Thursday, September 5, 2013

What is the difference between Anthony Watts and an elephant?

Sou | 3:25 PM One comment so far. Add a comment

Sometimes Anthony Watts mocks science.
Often Anthony Watts mocks science.
Usually Anthony Watts mocks science.
Almost always Anthony Watts mocks science.

There is at least one attribute that Anthony Watts has in common with an elephant.  Neither can understand science (though I can't positively vouch for the elephant in that regard).  I'd be tempted to say neither are good at arithmetic too, but the elephant is probably better at numbers than is Anthony Watts.

Where they differ is that an elephant never forgets.  Anthony Watts on the other hand...

Today he shows that on very rare occasions, Anthony Watts likes a scientific paper.  He posts an article about a paper that discusses the role of soot in the recession of glaciers in Europe soon after the beginning of the industrial revolution.  Anthony has a headline with a question: (article is archived here):

Black Carbon Soot shrank the 19th century glaciers – but why isn’t it listed as a culprit today?
From the University of Colorado at Boulder comes this press release and accompanying photo. The photo, showing hazy pollution laden air in the Bernese Alps, makes me wonder why they don’t attribute current glacier ice loss issues to soot. Asia in particular, is a leader in soot production, right next to those Himalayan glaciers that the IPCC erroneously told us would be gone by 2035.

But it is and "they" do, it's just that Anthony forgets his own articles...

Anthony forgets his own articles so quickly.  Here is just a sample (all links from archived versions):

...and many more.

Thing is, almost every time Anthony writes an article about soot he pretends it's he who discovered the impact - and afresh.  He wouldn't know about soot or carbon if not for the scientific research that he usually mocks.  Yet he also hates organisations like the EPA that regulate the amount of pollution.  He is anti-soot but rejects attempts to control it.

Full of contradictions as well as having a very bad memory, as well as taking credit for things he wouldn't be able to do in a pink fit, or understand.

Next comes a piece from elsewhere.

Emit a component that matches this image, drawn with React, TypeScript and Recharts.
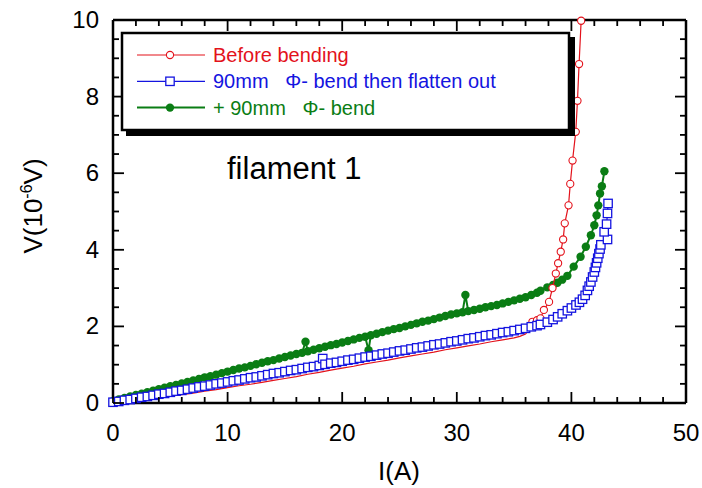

HotWhopper readers also know that although Anthony Watts has been mocking science for a few years now, particularly climate science, he's yet to open and read an IPCC report.  If he had, he'd have read about soot or black carbon and it's impact on snow, ice and albedo, for example - here as well as in the diagram showing radiative forcing in Chapter 2 of the IPCC AR4 WG1 here:

Source: IPCC AR4 WG1

And now for the science...

Here is the abstract of the PNAS paper by Painter et al, which Anthony writes about this time (my para breaks):
Glaciers in the European Alps began to retreat abruptly from their mid-19th century maximum, marking what appeared to be the end of the Little Ice Age. Alpine temperature and precipitation records suggest that glaciers should instead have continued to grow until circa 1910.
Radiative forcing by increasing deposition of industrial black carbon to snow may represent the driver of the abrupt glacier retreats in the Alps that began in the mid-19th century. Ice cores indicate that black carbon concentrations increased abruptly in the mid-19th century and largely continued to increase into the 20th century, consistent with known increases in black carbon emissions from the industrialization of Western Europe.
Inferred annual surface radiative forcings increased stepwise to 13–17 W⋅m−2 between 1850 and 1880, and to 9–22 W⋅m−2 in the early 1900s, with snowmelt season (April/May/June) forcings reaching greater than 35 W⋅m−2 by the early 1900s. These snowmelt season radiative forcings would have resulted in additional annual snow melting of as much as 0.9 m water equivalent across the melt season. Simulations of glacier mass balances with radiative forcing-equivalent changes in atmospheric temperatures result in conservative estimates of accumulating negative mass balances of magnitude −15 m water equivalent by 1900 and −30 m water equivalent by 1930, magnitudes and timing consistent with the observed retreat.  
These results suggest a possible physical explanation for the abrupt retreat of glaciers in the Alps in the mid-19th century that is consistent with existing temperature and precipitation records and reconstructions.

1 comment:

  1. "Where they differ is that an elephant never forgets."

    Also an elephant has thicker skin.